Do I have to reduce the claim for pre‑registration use?
HMRC’s manual states that you do not need to reduce VAT on goods to reflect pre‑registration use unless the goods were used for exempt or non‑business purposes. The FTT decision confirms that pre‑registration use should not be factored into the use‑based apportionment.

How do I apportion VAT on services that straddle my registration date?
HMRC’s updated guidance allows businesses to claim a portion of VAT based on the taxable use after registration. For example, if a subscription spans 12 months and eight months relate to taxable supplies after registration, you can recover 67% of the VAT.

What if I underclaimed pre‑registration VAT on my first return?
You can correct the error on a later return using the standard error‑correction process.

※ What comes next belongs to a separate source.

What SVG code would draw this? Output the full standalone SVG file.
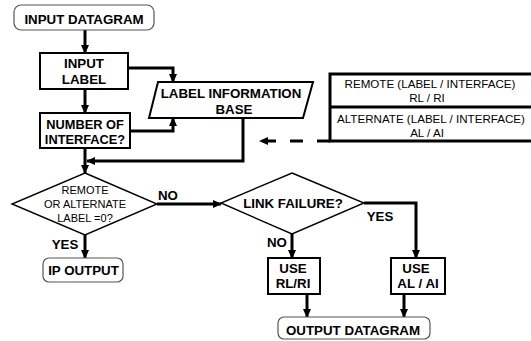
<svg xmlns="http://www.w3.org/2000/svg" width="531" height="341" viewBox="0 0 531 341">
<style>
.b{font-family:"Liberation Sans",Arial,sans-serif;font-weight:bold;font-size:13.3px;fill:#000;text-anchor:middle}
.s{font-size:12.8px}
.n{font-family:"Liberation Sans",Arial,sans-serif;font-size:11px;fill:#000;text-anchor:middle}
.t{font-family:"Liberation Sans",Arial,sans-serif;font-size:11.6px;fill:#000;text-anchor:middle}
.box{fill:#fff;stroke:#000;stroke-width:2}
.rnd{fill:#fff;stroke:#555;stroke-width:1.2}
.dia{fill:#fff;stroke:#000;stroke-width:1.4}
.c{fill:none;stroke:#000;stroke-width:3}
.tb{fill:none;stroke:#000;stroke-width:3}
</style>
<defs>
<marker id="ah" markerUnits="userSpaceOnUse" markerWidth="9" markerHeight="8" refX="8" refY="4" orient="auto">
<path d="M0,0 L9,4 L0,8 z" fill="#000"/>
</marker>
</defs>
<rect width="531" height="341" fill="#fff"/>

<g id="connectors">
<path class="c" d="M85,30 V53" marker-end="url(#ah)"/>
<path class="c" d="M85,89 V113" marker-end="url(#ah)"/>
<path class="c" d="M128,68 H173 V82" marker-end="url(#ah)"/>
<path class="c" d="M130,131 H173 V118" marker-end="url(#ah)"/>
<path class="c" d="M243,118 V161 H87" marker-end="url(#ah)"/>
<path class="c" d="M85,148 V173" marker-end="url(#ah)"/>
<path class="c" d="M157,204 H221" marker-end="url(#ah)"/>
<path class="c" d="M364,203 H416 V258" marker-end="url(#ah)"/>
<path class="c" d="M292,234 V258" marker-end="url(#ah)"/>
<path class="c" d="M85,235 V258" marker-end="url(#ah)"/>
<path class="c" d="M307,294 V317" marker-end="url(#ah)"/>
<path class="c" d="M404,294 V317" marker-end="url(#ah)"/>
<path class="c" d="M330,141 H260" stroke-dasharray="13,14" marker-end="url(#ah)"/>
</g>

<g id="input-datagram">
<rect class="rnd" x="14" y="5" width="140" height="25" rx="7"/>
<text class="b" x="84" y="23.5">INPUT DATAGRAM</text>
</g>

<g id="input-label">
<rect class="box" x="40" y="53" width="88" height="36"/>
<text class="b" x="84" y="68">INPUT</text>
<text class="b" x="84" y="84">LABEL</text>
</g>

<g id="number-of-interface">
<rect class="box" x="40" y="113" width="90" height="35"/>
<text class="b s" x="85" y="128.5">NUMBER OF</text>
<text class="b s" x="85" y="143.5">INTERFACE?</text>
</g>

<g id="label-information-base">
<polygon class="box" points="158,82 313,82 303,118 149,118"/>
<text class="b" x="231" y="98">LABEL INFORMATION</text>
<text class="b" x="234" y="114">BASE</text>
</g>

<g id="remote-alternate-table">
<path class="tb" d="M531,74 H330 V141 H531 M330,107 H531"/>
<text class="t" x="430" y="88">REMOTE (LABEL / INTERFACE)</text>
<text class="t" x="427" y="102">RL / RI</text>
<text class="t" x="431" y="123">ALTERNATE (LABEL / INTERFACE)</text>
<text class="t" x="427" y="137">AL / AI</text>
</g>

<g id="decision-label-zero">
<polygon class="dia" points="85,173 157,204 85,235 12,204"/>
<text class="n" x="85" y="194">REMOTE</text>
<text class="n" x="85" y="208">OR ALTERNATE</text>
<text class="n" x="85" y="222">LABEL =0?</text>
</g>

<g id="label-no1"><text class="b" x="168" y="200">NO</text></g>
<g id="label-yes1"><text class="b" x="65" y="249">YES</text></g>

<g id="ip-output">
<rect class="rnd" x="43" y="258" width="80" height="24" rx="6"/>
<text class="b" x="83.5" y="275">IP OUTPUT</text>
</g>

<g id="decision-link-failure">
<polygon class="dia" points="292,173 364,203 292,234 221,203"/>
<text class="b" x="293" y="208">LINK FAILURE?</text>
</g>

<g id="label-yes2"><text class="b" x="380" y="221">YES</text></g>
<g id="label-no2"><text class="b" x="277" y="247">NO</text></g>

<g id="use-rl-ri">
<rect class="box" x="268" y="258" width="52" height="36"/>
<text class="b" x="293" y="273">USE</text>
<text class="b" x="293" y="288">RL/RI</text>
</g>

<g id="use-al-ai">
<rect class="box" x="391" y="258" width="54" height="36"/>
<text class="b" x="416" y="273">USE</text>
<text class="b" x="418" y="288">AL / AI</text>
</g>

<g id="output-datagram">
<rect class="rnd" x="278" y="317" width="152" height="22" rx="6"/>
<text class="b" x="353" y="335">OUTPUT DATAGRAM</text>
</g>
</svg>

Does the Tribunal decision apply to all businesses?
The FTT ruling is fact‑specific but clarifies principles applicable to all businesses: regulation 111 provides the gateway to claim pre‑registration VAT, and the recoverable amount should be calculated using ordinary partial‑exemption rules based on post‑registration use. HMRC may appeal, so monitoring future developments is advisable.

Are goods used for non‑business purposes or wholly consumed before registration recoverable?
No. VAT cannot be reclaimed on goods or services used for non‑business activities or that have been fully consumed before the registration date.